The perception of space as a perfect, empty void is a common misunderstanding. While the vacuum of space is far better than anything achievable on Earth, it is not truly empty. Space is filled with matter, predominantly in the form of gas that extends between stars and galaxies. This gas is the raw material for stars and planets, and it acts as the medium through which all cosmic processes unfold.
The Vast Reservoirs of Space Gas
The gas beyond planetary atmospheres is organized into two primary reservoirs based on location and density. The relatively denser reservoir is the Interstellar Medium (ISM), which is the gas and dust found within the boundaries of a galaxy, such as the Milky Way. The ISM is not uniform; it includes dense, cold molecular clouds where stars are born, alongside more diffuse, warmer regions.
Extending far beyond the gravitational reach of individual galaxies is the Intergalactic Medium (IGM), which fills the vast space between galaxies. The IGM is significantly more tenuous than the ISM, representing the most diffuse form of matter in the universe. This medium traces the underlying structure of the cosmic web, the large-scale filamentary distribution of matter. Particle concentration varies dramatically across these reservoirs, from high densities in star-forming nebulae to almost negligible levels in the deepest reaches of the IGM.
What Are These Cosmic Gases Made Of
The elemental makeup of cosmic gas reflects the universe’s origin and evolution. The most abundant elements are the two simplest: hydrogen and helium. These elements were created during the Big Bang and account for roughly 99% of the atomic particles found throughout the Interstellar Medium.
Hydrogen is the dominant component, existing in atomic, molecular, or ionized forms depending on the local environment. Helium makes up the vast majority of the remaining gas. Elements heavier than helium, which astronomers term “metals,” exist only in trace amounts (about 0.1% of the total particle count). These heavier elements, such as oxygen, carbon, and iron, were forged inside stars and dispersed by stellar winds and supernova explosions. In the coldest, densest pockets of the ISM, these atoms can bond to form simple molecules, including water and carbon monoxide.
The Extreme Physical State of Space Gas
The gas in space exists in a physical state that contrasts sharply with gases familiar on Earth. In the most diffuse regions of the Interstellar Medium, particle density averages only about one atom per cubic centimeter. For comparison, a cubic centimeter of air on Earth contains approximately \(2.5 \times 10^{19}\) molecules, highlighting the extreme sparsity of cosmic gas.
Despite this low density, the gas can be incredibly hot, reaching temperatures between \(10^5\) and \(10^7\) Kelvin in the Intergalactic Medium and the hottest phases of the ISM. This heat does not translate to thermal warmth for a spacecraft, as the low density prevents efficient transfer of thermal energy. The gas often exists in the fourth state of matter, known as plasma, where high temperatures strip electrons from atoms, resulting in a cloud of charged particles.

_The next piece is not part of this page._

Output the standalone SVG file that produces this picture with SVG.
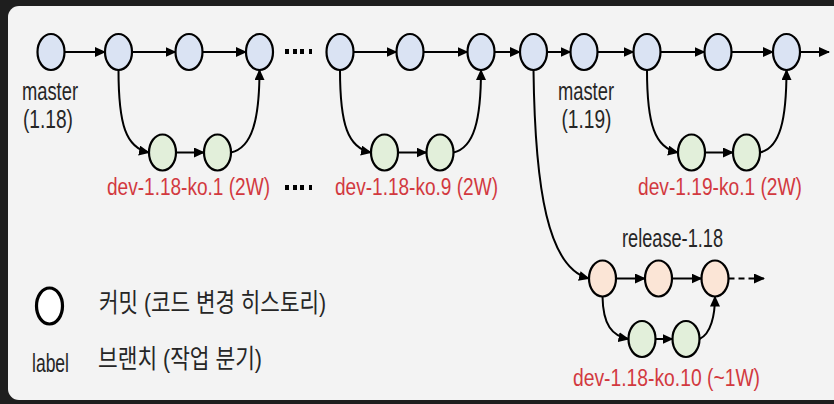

Plasma makes up the vast majority of the visible matter in the universe, including all stars, and is governed by electromagnetic forces in addition to gravity. This ionized state makes the gas responsive to magnetic fields that permeate space. Conversely, in the densest regions, such as molecular clouds, the gas is ultra-cold, sometimes dropping to just a few Kelvin above absolute zero. This extreme range of physical states is a defining characteristic of the gas that permeates the cosmos.